Shortly we will be inviting James to the water for baptism- a rite that marks not only belonging in the family of God, but names us as Christ’s own, taking us through the waters of death into life; holding us in relationship for eternity, with God and with one another. What we will witness and participate in is the promise of God’s steadfast love that took the initiative to break down all barriers that would separate us, becoming one with our humanity, in our living and our dying. In this way Christ, (as we hear in Ephesians), lives in our hearts through faith, planted in love and built on love, giving us the strength to grasp the breadth and the length, the height and the depth of this good news of God’s steadfast commitment to be with us always.
There is never any promise that our life will be free of suffering. There is no guarantee that all of our physical needs will always be met. But what we do have is a God who enters into our suffering and has been joined to our physical humanity, understanding the enormity of the world’s need. In this scene on the hillside, Jesus is responding to the people in actions that flow from his compassion for their very real and practical needs and present hunger. It is important to note that he does not spiritualise their problems or judge whether their need is worthy or question their motives- he just meets it. The compassion Jesus feels results in simply meeting the needs as they present- healing the sick and feeding the hungry. However we seek to interpret the miracle, the message is clear- when it seemed there was an enormous need and scarce resources, God made a way of abundance. We so often feel that we do not have enough or are not enough, and this central story in the Gospels reminds us that “not enough” is never the last word. In the miracle of the incarnation- of the Divine presence in the crowd of humanity- God is able to show up and transform our limited expectations.
The crowd in Jesus’ time would have had varied experiences and struggles with Roman occupation, poverty, sickness and different kinds of social and religious exclusion and what they heard about Jesus seemed a way through to good news from so much bad news. I wonder if what the church today communicates about Jesus leads people to think that this is about good news- the kind of good news that can speak to their sufferings and longings and be a counter to the bad news of our time? In every generation the Gospel speaks a fresh word of hope and grace into the circumstances of our lives that seem to be utterly bad news.

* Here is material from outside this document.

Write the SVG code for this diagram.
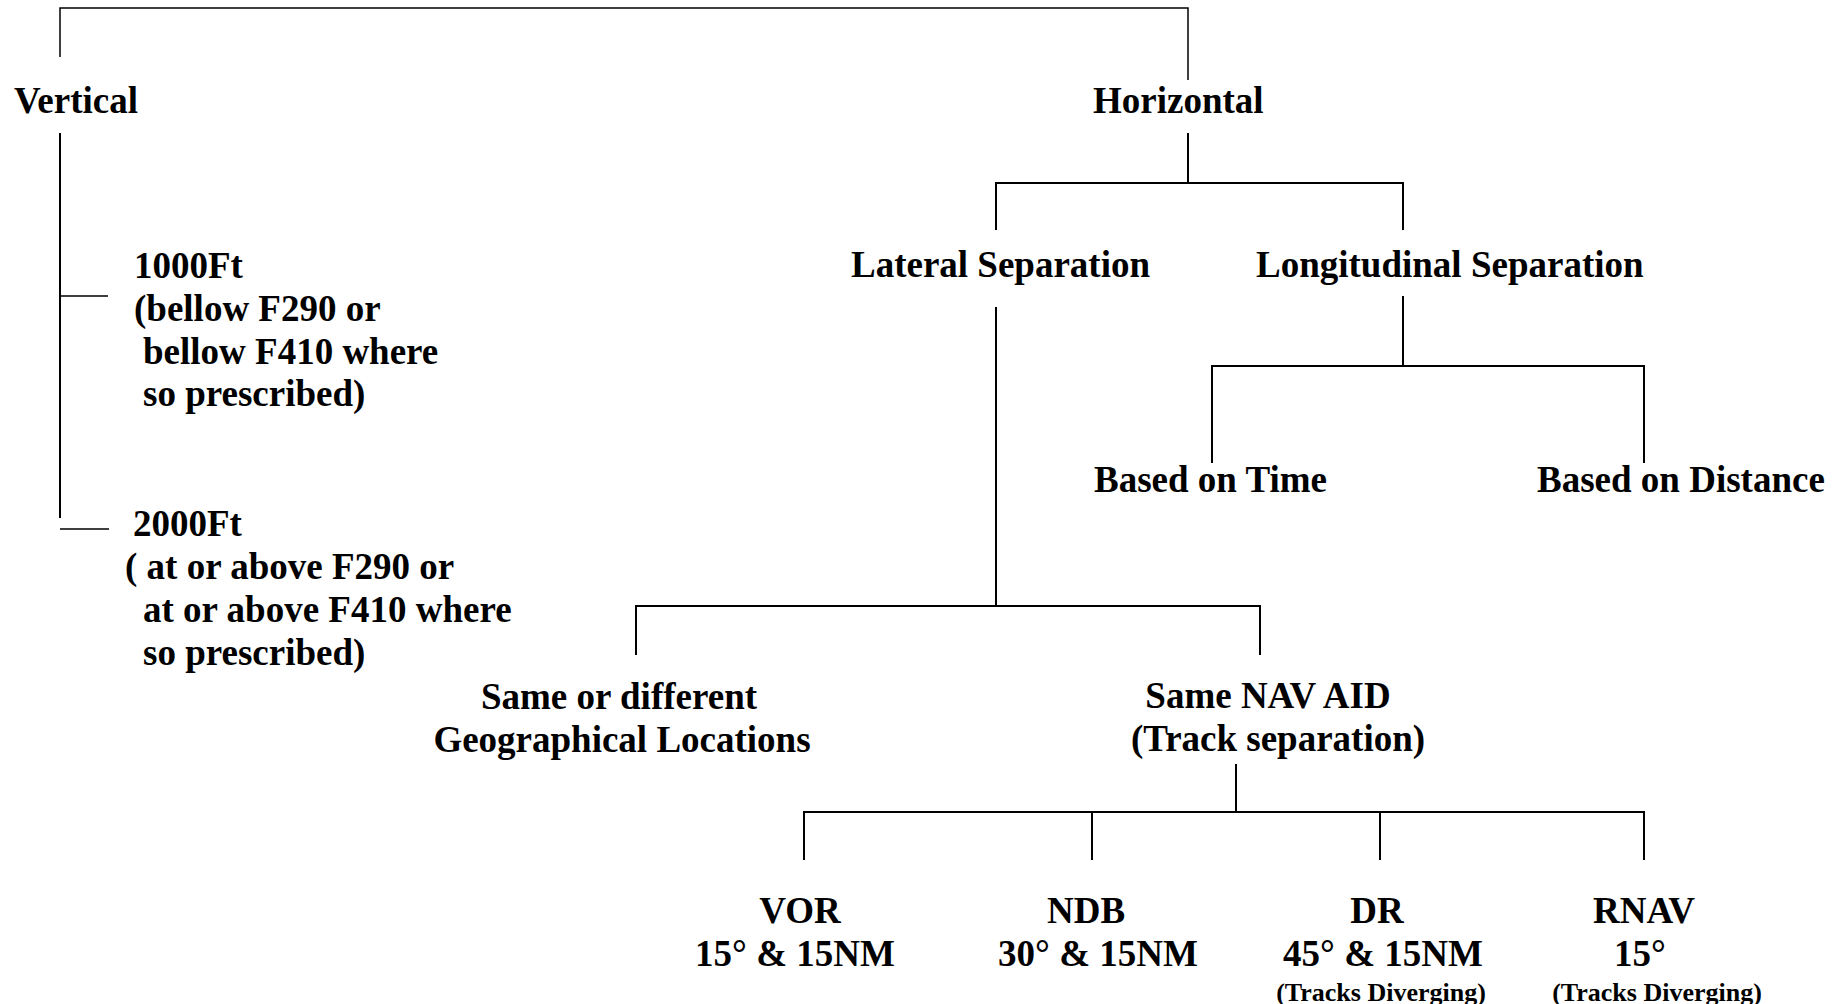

I wonder how you would express what is bad news right now for our time and place?
In response to that, right now, what would sound like good news?
It seems to me that part of our task as the church is to recognise the needs of people in this particular place and share a gospel, in both words and action, that brings hope to the hunger and despair of those around us.
Let me give you an example. A few weeks ago I joined a retreat set against the astonishing backdrop of the South Island of New Zealand with a group of year 12 students from Coomera Anglican College. What struck me on this trip was that I was seeing a body of young people encounter, some for the first time, the message of faith as Good News. There are three lines that Dom Fay, who was leading the trip, uses to open worship at school and the discussion on the retreat;
Life is a gift.
The world is full of wonder
At the centre of everything is a love that will not let you go.
Doesn’t that sound like such good news? Today when so many young people feel anxious, lonely and isolated and like the world has lost all enchantment and meaning, such words speak directly to a deep hunger. Such words are teaching and healing and they were motivated by a compassion that saw the anxiety and despair of so many young people who maybe would not have responded to traditional religious language.
The God who is revealed in compassionate longing for us and solidarity with us calls us to attend to the needs of others without judgement. We, the people who know the love of Christ that surpasses all knowledge, can live and speak a word of good news that speaks directly and thoughtfully into all the bad news of our world today. When we feel overwhelmed by the enormity of the world’s need, we might find ourselves asking, rather like St Andrew looking at a few small loaves, “Who are we among so many?” To that we are given not a simple answer but a story of God showing up, not as a great King but as a Jewish peasant from Nazareth, who gathers a crowd on a hillside and makes a meal from scarcity that is enough to fill all those hungry for the bread of life. May we, too, here in the community of St Andrew, entrusting ourselves to the abundance of the Spirit, discover Christ here working within and amongst us, doing infinitely more than we can ask or imagine.